▶ **Challenge**
Take the lines from the top down to and including the one with "font=\froot, align=center, minimum" and repeat them exactly. Omit images.
┌──
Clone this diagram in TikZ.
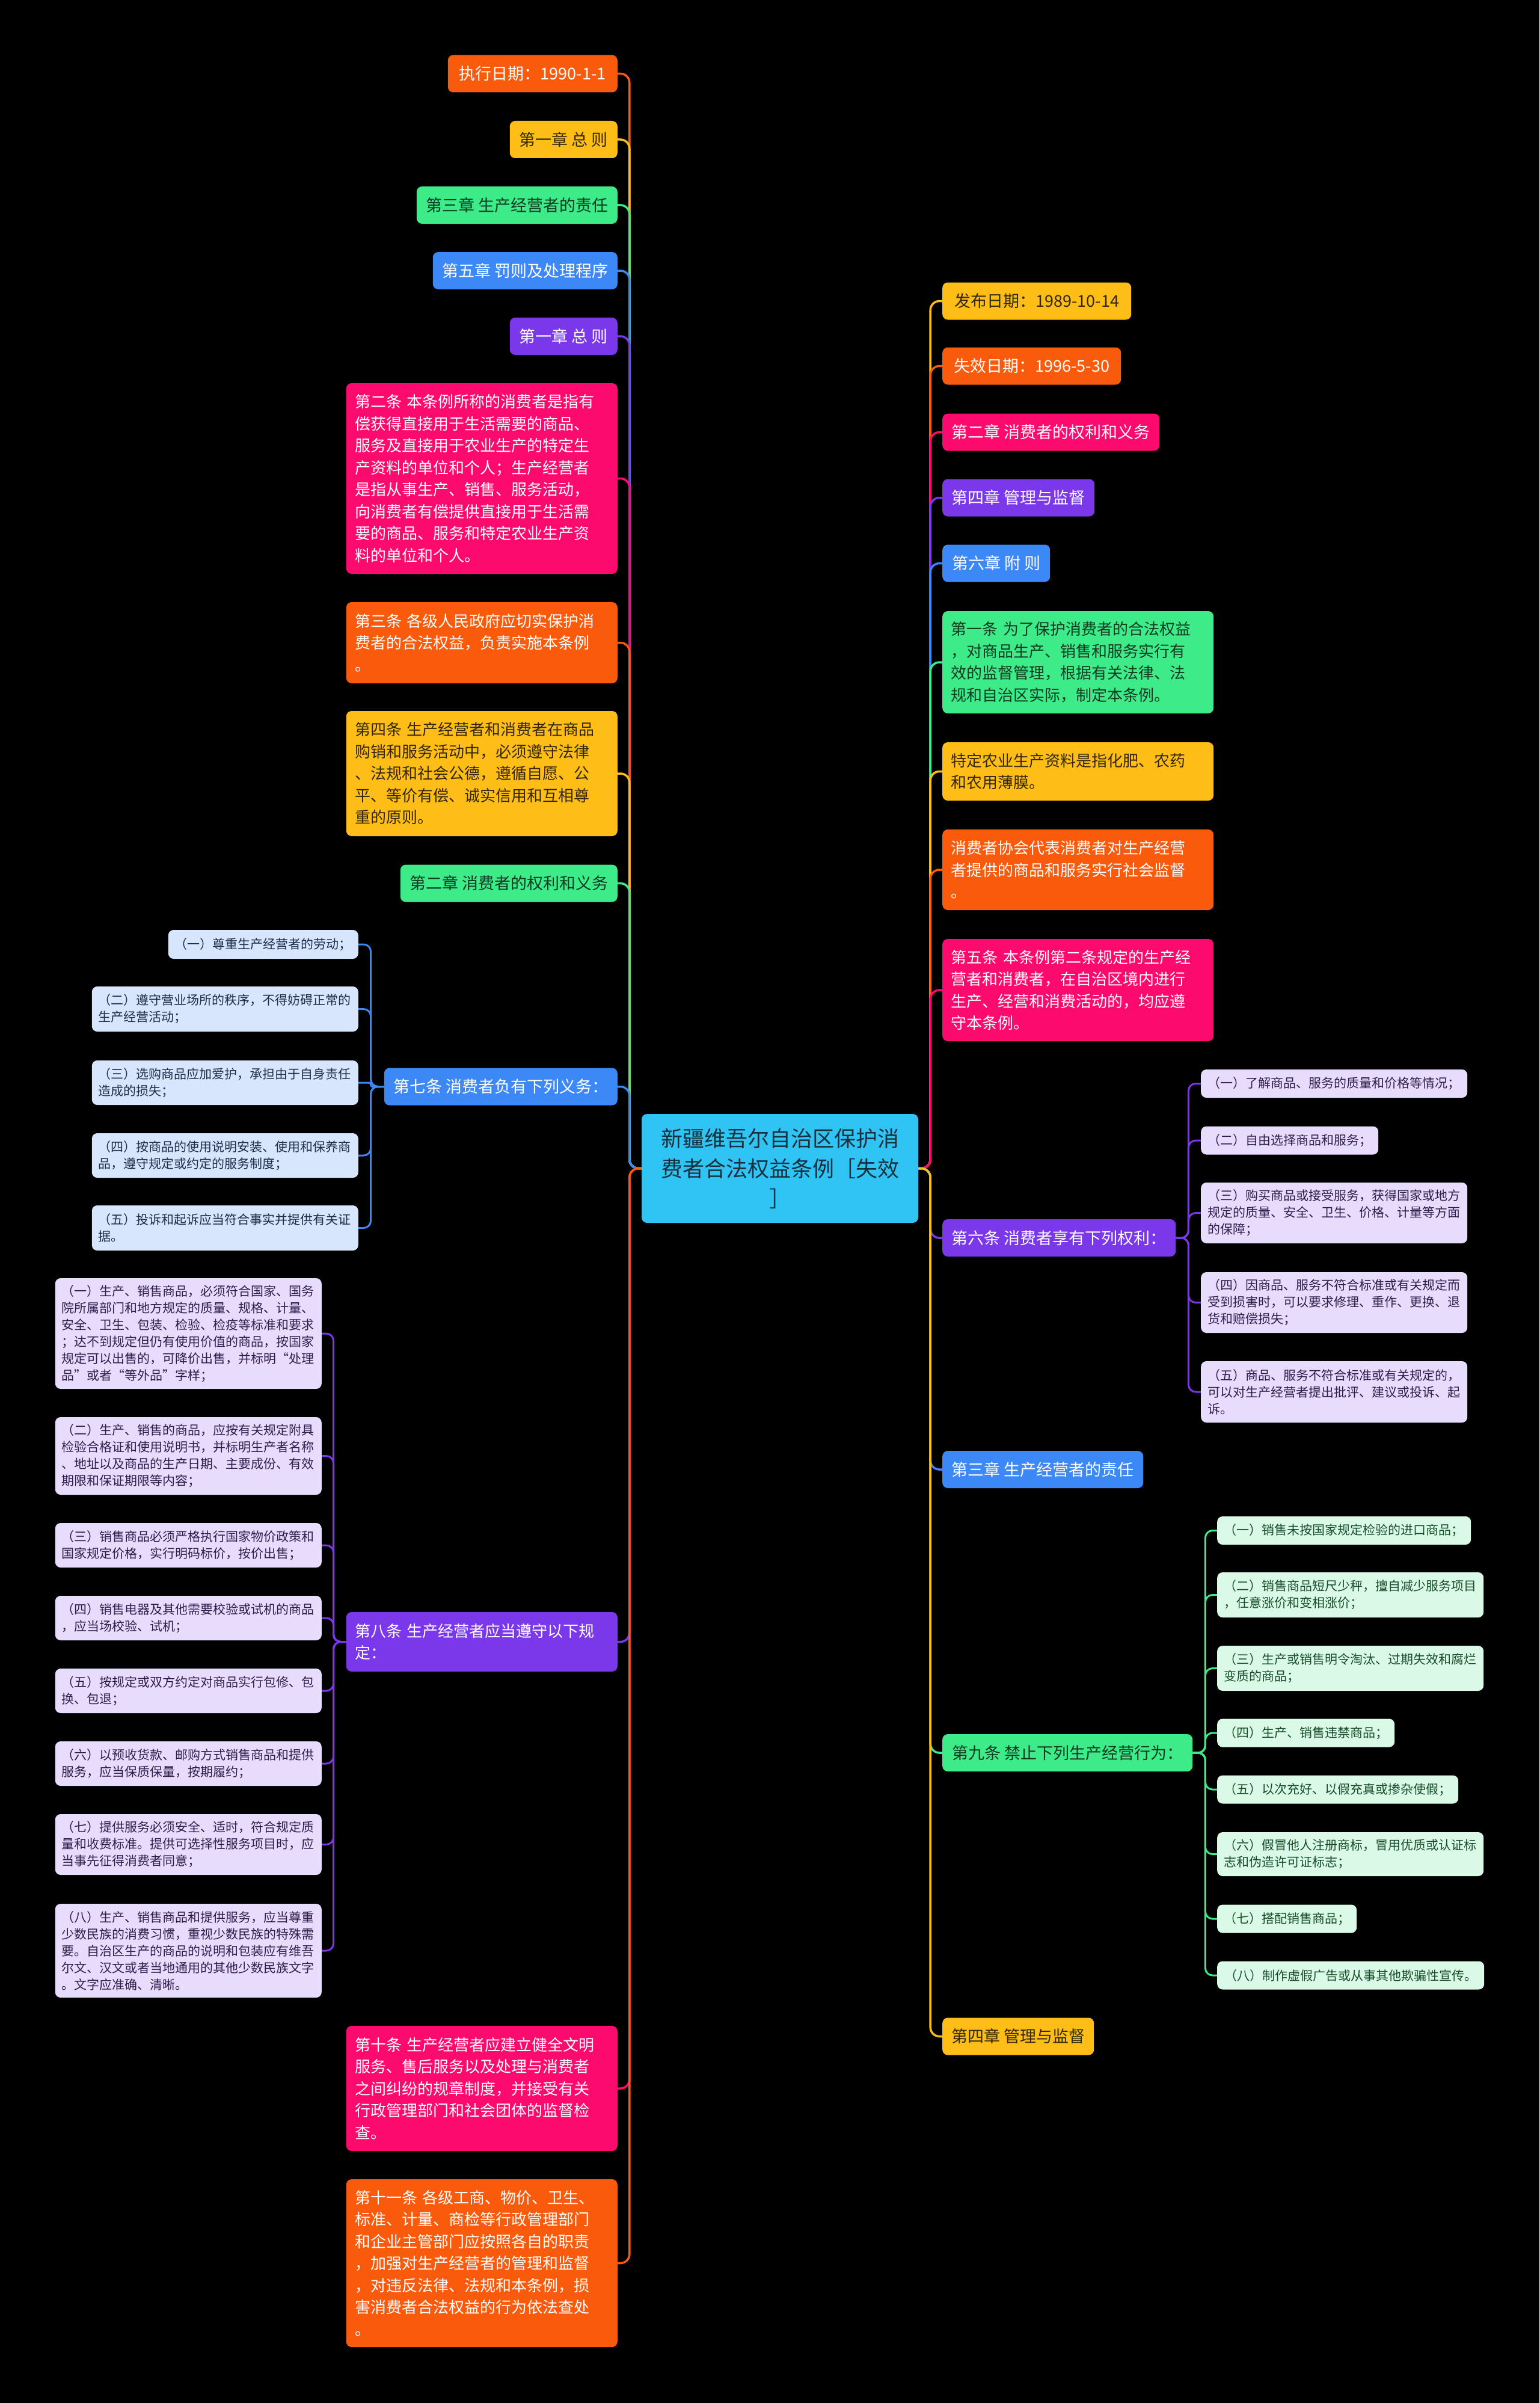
\documentclass[tikz,border=0pt]{standalone}
\usepackage{fontspec}
\setmainfont{Noto Sans CJK SC}
\definecolor{cOr}{HTML}{FA5A0C}
\definecolor{cYe}{HTML}{FFBE17}
\definecolor{cGr}{HTML}{3DEB89}
\definecolor{cBl}{HTML}{3C88F6}
\definecolor{cPu}{HTML}{7B38EB}
\definecolor{cPk}{HTML}{FC0A6D}
\definecolor{cRoot}{HTML}{30C4F5}
\definecolor{tYe}{HTML}{33270A}
\definecolor{tGr}{HTML}{113A22}
\definecolor{tRoot}{HTML}{16313D}
\definecolor{fBl}{HTML}{D7E6FD}
\definecolor{fPu}{HTML}{E7DCFB}
\definecolor{fGr}{HTML}{DAFAE7}
\definecolor{tBl}{HTML}{1E2C48}
\definecolor{tPu}{HTML}{2D1C4C}
\definecolor{tGc}{HTML}{174D2A}
\newcommand\fmain{\fontsize{26}{36.5}\selectfont}
\newcommand\fone{\fontsize{27}{36.5}\selectfont}
\newcommand\fchild{\fontsize{21}{28}\selectfont}
\newcommand\froot{\fontsize{36}{50}\selectfont}
\tikzset{
  nd/.style={rounded corners=9pt, inner ysep=0pt},
  boxone/.style={nd, font=\fone, align=center, inner xsep=12pt, minimum height=62pt},
  boxmulti/.style={nd, font=\fmain, text width=422pt, align=left, inner xsep=14.5pt},
  chone/.style={nd, font=\fchild, align=center, inner xsep=11pt, minimum height=47pt},
  chmulti/.style={nd, font=\fchild, text width=421pt, align=left, inner xsep=11pt},
  sOr/.style={fill=cOr, text=white},
  sYe/.style={fill=cYe, text=tYe},
  sGr/.style={fill=cGr, text=tGr},
  sBl/.style={fill=cBl, text=white},
  sPu/.style={fill=cPu, text=white},
  sPk/.style={fill=cPk, text=white},
  kBl/.style={fill=fBl, text=tBl},
  kPu/.style={fill=fPu, text=tPu},
  kGr/.style={fill=fGr, text=tGc},
  lnmain/.style={line width=3.5pt, rounded corners=15pt},
  lnsub/.style={line width=3pt, rounded corners=12pt},
}
\begin{document}
\begin{tikzpicture}[x=1pt,y=-1pt]
\useasboundingbox (0,0) rectangle (2560,3995);
\fill[black] (0,0) rectangle (2560,3995);

% root
\node[nd, fill=cRoot, text=tRoot, font=\froot, align=center, minimum width=460, minimum height=181] (root) at (1297,1942.5) {新疆维吾尔自治区保护消\\费者合法权益条例［失效\\］};

% left main
\node[boxone,sOr,anchor=east,minimum width=282] (L1) at (1027,122.5) {执行日期：1990-1-1};
\node[boxone,sYe,anchor=east,minimum width=179] (L2) at (1027,232) {第一章 总 则};
\node[boxone,sGr,anchor=east,minimum width=334] (L3) at (1027,341) {第三章 生产经营者的责任};
\node[boxone,sBl,anchor=east,minimum width=307] (L4) at (1027,450) {第五章 罚则及处理程序};
\node[boxone,sPu,anchor=east,minimum width=179] (L5) at (1027,559) {第一章 总 则};
\node[boxmulti,sPk,anchor=east,minimum height=317] (L6) at (1027,795.5) {第二条 本条例所称的消费者是指有\\偿获得直接用于生活需要的商品、\\服务及直接用于农业生产的特定生\\产资料的单位和个人；生产经营者\\是指从事生产、销售、服务活动，\\向消费者有偿提供直接用于生活需\\要的商品、服务和特定农业生产资\\料的单位和个人。};
\node[boxmulti,sOr,anchor=east,minimum height=135] (L7) at (1027,1068.5) {第三条 各级人民政府应切实保护消\\费者的合法权益，负责实施本条例\\。};
\node[boxmulti,sYe,anchor=east,minimum height=208] (L8) at (1027,1286) {第四条 生产经营者和消费者在商品\\购销和服务活动中，必须遵守法律\\、法规和社会公德，遵循自愿、公\\平、等价有偿、诚实信用和互相尊\\重的原则。};
\node[boxone,sGr,anchor=east,minimum width=361] (L9) at (1027,1468.5) {第二章 消费者的权利和义务};
\node[boxone,sBl,anchor=east,minimum width=388] (L10) at (1027,1806.5) {第七条 消费者负有下列义务：};
\node[boxmulti,sPu,anchor=east,minimum height=99] (L11) at (1027,2729.5) {第八条 生产经营者应当遵守以下规\\定：};
\node[boxmulti,sPk,anchor=east,minimum height=208] (L12) at (1027,3472) {第十条 生产经营者应建立健全文明\\服务、售后服务以及处理与消费者\\之间纠纷的规章制度，并接受有关\\行政管理部门和社会团体的监督检\\查。};
\node[boxmulti,sOr,anchor=east,minimum height=279] (L13) at (1027,3762.5) {第十一条 各级工商、物价、卫生、\\标准、计量、商检等行政管理部门\\和企业主管部门应按照各自的职责\\，加强对生产经营者的管理和监督\\，对违反法律、法规和本条例，损\\害消费者合法权益的行为依法查处\\。};

% right main
\node[boxone,sYe,anchor=west,minimum width=314] (R1) at (1567,500.5) {发布日期：1989-10-14};
\node[boxone,sOr,anchor=west,minimum width=297] (R2) at (1567,608.5) {失效日期：1996-5-30};
\node[boxone,sPk,anchor=west,minimum width=361] (R3) at (1567,718.5) {第二章 消费者的权利和义务};
\node[boxone,sPu,anchor=west,minimum width=253] (R4) at (1567,827.5) {第四章 管理与监督};
\node[boxone,sBl,anchor=west,minimum width=179] (R5) at (1567,936.5) {第六章 附 则};
\node[boxmulti,sGr,anchor=west,minimum height=170] (R6) at (1567,1101) {第一条 为了保护消费者的合法权益\\，对商品生产、销售和服务实行有\\效的监督管理，根据有关法律、法\\规和自治区实际，制定本条例。};
\node[boxmulti,sYe,anchor=west,minimum height=97] (R7) at (1567,1282.5) {特定农业生产资料是指化肥、农药\\和农用薄膜。};
\node[boxmulti,sOr,anchor=west,minimum height=134] (R8) at (1567,1446) {消费者协会代表消费者对生产经营\\者提供的商品和服务实行社会监督\\。};
\node[boxmulti,sPk,anchor=west,minimum height=170] (R9) at (1567,1646) {第五条 本条例第二条规定的生产经\\营者和消费者，在自治区境内进行\\生产、经营和消费活动的，均应遵\\守本条例。};
\node[boxone,sPu,anchor=west,minimum width=388] (R10) at (1567,2058) {第六条 消费者享有下列权利：};
\node[boxone,sBl,anchor=west,minimum width=334] (R11) at (1567,2443) {第三章 生产经营者的责任};
\node[boxone,sGr,anchor=west,minimum width=416] (R12) at (1567,2914) {第九条 禁止下列生产经营行为：};
\node[boxone,sYe,anchor=west,minimum width=252] (R13) at (1567,3385.5) {第四章 管理与监督};

% children of 第七条
\node[chone,kBl,anchor=east,minimum width=316,minimum height=48] (a1) at (596,1570) {（一）尊重生产经营者的劳动；};
\node[chmulti,kBl,anchor=east,minimum height=75] (a2) at (596,1677.5) {（二）遵守营业场所的秩序，不得妨碍正常的\\生产经营活动；};
\node[chmulti,kBl,anchor=east,minimum height=74] (a3) at (596,1800) {（三）选购商品应加爱护，承担由于自身责任\\造成的损失；};
\node[chmulti,kBl,anchor=east,minimum height=74] (a4) at (596,1921) {（四）按商品的使用说明安装、使用和保养商\\品，遵守规定或约定的服务制度；};
\node[chmulti,kBl,anchor=east,minimum height=75] (a5) at (596,2041.5) {（五）投诉和起诉应当符合事实并提供有关证\\据。};

% children of 第八条
\node[chmulti,kPu,anchor=east,minimum height=184] (b1) at (535,2217) {（一）生产、销售商品，必须符合国家、国务\\院所属部门和地方规定的质量、规格、计量、\\安全、卫生、包装、检验、检疫等标准和要求\\；达不到规定但仍有使用价值的商品，按国家\\规定可以出售的，可降价出售，并标明“处理\\品”或者“等外品”字样；};
\node[chmulti,kPu,anchor=east,minimum height=129] (b2) at (535,2420.5) {（二）生产、销售的商品，应按有关规定附具\\检验合格证和使用说明书，并标明生产者名称\\、地址以及商品的生产日期、主要成份、有效\\期限和保证期限等内容；};
\node[chmulti,kPu,anchor=east,minimum height=74] (b3) at (535,2569) {（三）销售商品必须严格执行国家物价政策和\\国家规定价格，实行明码标价，按价出售；};
\node[chmulti,kPu,anchor=east,minimum height=74] (b4) at (535,2690) {（四）销售电器及其他需要校验或试机的商品\\，应当场校验、试机；};
\node[chmulti,kPu,anchor=east,minimum height=74] (b5) at (535,2811) {（五）按规定或双方约定对商品实行包修、包\\换、包退；};
\node[chmulti,kPu,anchor=east,minimum height=74] (b6) at (535,2932) {（六）以预收货款、邮购方式销售商品和提供\\服务，应当保质保量，按期履约；};
\node[chmulti,kPu,anchor=east,minimum height=101] (b7) at (535,3066.5) {（七）提供服务必须安全、适时，符合规定质\\量和收费标准。提供可选择性服务项目时，应\\当事先征得消费者同意；};
\node[chmulti,kPu,anchor=east,minimum height=156] (b8) at (535,3243) {（八）生产、销售商品和提供服务，应当尊重\\少数民族的消费习惯，重视少数民族的特殊需\\要。自治区生产的商品的说明和包装应有维吾\\尔文、汉文或者当地通用的其他少数民族文字\\。文字应准确、清晰。};

% children of 第六条
\node[chone,kPu,anchor=west,minimum width=443] (c1) at (1997,1801.5) {（一）了解商品、服务的质量和价格等情况；};
\node[chone,kPu,anchor=west,minimum width=295] (c2) at (1997,1896) {（二）自由选择商品和服务；};
\node[chmulti,kPu,anchor=west,minimum height=101] (c3) at (1997,2016.5) {（三）购买商品或接受服务，获得国家或地方\\规定的质量、安全、卫生、价格、计量等方面\\的保障；};
\node[chmulti,kPu,anchor=west,minimum height=101] (c4) at (1997,2165.5) {（四）因商品、服务不符合标准或有关规定而\\受到损害时，可以要求修理、重作、更换、退\\货和赔偿损失；};
\node[chmulti,kPu,anchor=west,minimum height=102] (c5) at (1997,2314) {（五）商品、服务不符合标准或有关规定的，\\可以对生产经营者提出批评、建议或投诉、起\\诉。};

% children of 第九条
\node[chone,kGr,anchor=west,minimum width=422] (d1) at (2024,2544.5) {（一）销售未按国家规定检验的进口商品；};
\node[chmulti,kGr,anchor=west,minimum height=75] (d2) at (2024,2651.5) {（二）销售商品短尺少秤，擅自减少服务项目\\，任意涨价和变相涨价；};
\node[chmulti,kGr,anchor=west,minimum height=75] (d3) at (2024,2773.5) {（三）生产或销售明令淘汰、过期失效和腐烂\\变质的商品；};
\node[chone,kGr,anchor=west,minimum width=295] (d4) at (2024,2881) {（四）生产、销售违禁商品；};
\node[chone,kGr,anchor=west,minimum width=401] (d5) at (2024,2975) {（五）以次充好、以假充真或掺杂使假；};
\node[chmulti,kGr,anchor=west,minimum height=73] (d6) at (2024,3082.5) {（六）假冒他人注册商标，冒用优质或认证标\\志和伪造许可证标志；};
\node[chone,kGr,anchor=west,minimum width=232] (d7) at (2024,3190) {（七）搭配销售商品；};
\node[chone,kGr,anchor=west,minimum width=444] (d8) at (2024,3284) {（八）制作虚假广告或从事其他欺骗性宣传。};

% main connectors, left
\draw[lnmain,draw=cOr] (root.west) -- ++(-20,0) |- (L1.east);
\draw[lnmain,draw=cYe] (root.west) -- ++(-20,0) |- (L2.east);
\draw[lnmain,draw=cGr] (root.west) -- ++(-20,0) |- (L3.east);
\draw[lnmain,draw=cBl] (root.west) -- ++(-20,0) |- (L4.east);
\draw[lnmain,draw=cPu] (root.west) -- ++(-20,0) |- (L5.east);
\draw[lnmain,draw=cPk] (root.west) -- ++(-20,0) |- (L6.east);
\draw[lnmain,draw=cOr] (root.west) -- ++(-20,0) |- (L7.east);
\draw[lnmain,draw=cYe] (root.west) -- ++(-20,0) |- (L8.east);
\draw[lnmain,draw=cGr] (root.west) -- ++(-20,0) |- (L9.east);
\draw[lnmain,draw=cBl] (root.west) -- ++(-20,0) |- (L10.east);
\draw[lnmain,draw=cPu] (root.west) -- ++(-20,0) |- (L11.east);
\draw[lnmain,draw=cPk] (root.west) -- ++(-20,0) |- (L12.east);
\draw[lnmain,draw=cOr] (root.west) -- ++(-20,0) |- (L13.east);

% main connectors, right
\draw[lnmain,draw=cYe] (root.east) -- ++(20,0) |- (R1.west);
\draw[lnmain,draw=cOr] (root.east) -- ++(20,0) |- (R2.west);
\draw[lnmain,draw=cPk] (root.east) -- ++(20,0) |- (R3.west);
\draw[lnmain,draw=cPu] (root.east) -- ++(20,0) |- (R4.west);
\draw[lnmain,draw=cBl] (root.east) -- ++(20,0) |- (R5.west);
\draw[lnmain,draw=cGr] (root.east) -- ++(20,0) |- (R6.west);
\draw[lnmain,draw=cYe] (root.east) -- ++(20,0) |- (R7.west);
\draw[lnmain,draw=cOr] (root.east) -- ++(20,0) |- (R8.west);
\draw[lnmain,draw=cPk] (root.east) -- ++(20,0) |- (R9.west);
\draw[lnmain,draw=cPu] (root.east) -- ++(20,0) |- (R10.west);
\draw[lnmain,draw=cBl] (root.east) -- ++(20,0) |- (R11.west);
\draw[lnmain,draw=cGr] (root.east) -- ++(20,0) |- (R12.west);
\draw[lnmain,draw=cYe] (root.east) -- ++(20,0) |- (R13.west);

% sub connectors
\foreach \c in {a1,a2,a4,a5} {\draw[lnsub,draw=cBl] (L10.west) -- ++(-22,0) |- (\c.east);}
\draw[lnsub,draw=cBl,rounded corners=3pt] (L10.west) -- ++(-22,0) |- (a3.east);
\foreach \c in {b1,b2,b3,b4,b5,b6,b7,b8} {\draw[lnsub,draw=cPu] (L11.west) -- ++(-21,0) |- (\c.east);}
\foreach \c in {c1,c2,c3,c4,c5} {\draw[lnsub,draw=cPu] (R10.east) -- ++(21,0) |- (\c.west);}
\foreach \c in {d1,d2,d3,d4,d5,d6,d7,d8} {\draw[lnsub,draw=cGr] (R12.east) -- ++(21,0) |- (\c.west);}
\end{tikzpicture}
\end{document}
└──
▶ **The result**
Clone this diagram in TikZ.
\documentclass[tikz,border=0pt]{standalone}
\usepackage{fontspec}
\setmainfont{Noto Sans CJK SC}
\definecolor{cOr}{HTML}{FA5A0C}
\definecolor{cYe}{HTML}{FFBE17}
\definecolor{cGr}{HTML}{3DEB89}
\definecolor{cBl}{HTML}{3C88F6}
\definecolor{cPu}{HTML}{7B38EB}
\definecolor{cPk}{HTML}{FC0A6D}
\definecolor{cRoot}{HTML}{30C4F5}
\definecolor{tYe}{HTML}{33270A}
\definecolor{tGr}{HTML}{113A22}
\definecolor{tRoot}{HTML}{16313D}
\definecolor{fBl}{HTML}{D7E6FD}
\definecolor{fPu}{HTML}{E7DCFB}
\definecolor{fGr}{HTML}{DAFAE7}
\definecolor{tBl}{HTML}{1E2C48}
\definecolor{tPu}{HTML}{2D1C4C}
\definecolor{tGc}{HTML}{174D2A}
\newcommand\fmain{\fontsize{26}{36.5}\selectfont}
\newcommand\fone{\fontsize{27}{36.5}\selectfont}
\newcommand\fchild{\fontsize{21}{28}\selectfont}
\newcommand\froot{\fontsize{36}{50}\selectfont}
\tikzset{
  nd/.style={rounded corners=9pt, inner ysep=0pt},
  boxone/.style={nd, font=\fone, align=center, inner xsep=12pt, minimum height=62pt},
  boxmulti/.style={nd, font=\fmain, text width=422pt, align=left, inner xsep=14.5pt},
  chone/.style={nd, font=\fchild, align=center, inner xsep=11pt, minimum height=47pt},
  chmulti/.style={nd, font=\fchild, text width=421pt, align=left, inner xsep=11pt},
  sOr/.style={fill=cOr, text=white},
  sYe/.style={fill=cYe, text=tYe},
  sGr/.style={fill=cGr, text=tGr},
  sBl/.style={fill=cBl, text=white},
  sPu/.style={fill=cPu, text=white},
  sPk/.style={fill=cPk, text=white},
  kBl/.style={fill=fBl, text=tBl},
  kPu/.style={fill=fPu, text=tPu},
  kGr/.style={fill=fGr, text=tGc},
  lnmain/.style={line width=3.5pt, rounded corners=15pt},
  lnsub/.style={line width=3pt, rounded corners=12pt},
}
\begin{document}
\begin{tikzpicture}[x=1pt,y=-1pt]
\useasboundingbox (0,0) rectangle (2560,3995);
\fill[black] (0,0) rectangle (2560,3995);

% root
\node[nd, fill=cRoot, text=tRoot, font=\froot, align=center, minimum width=460, minimum height=181] (root) at (1297,1942.5) {新疆维吾尔自治区保护消\\费者合法权益条例［失效\\］};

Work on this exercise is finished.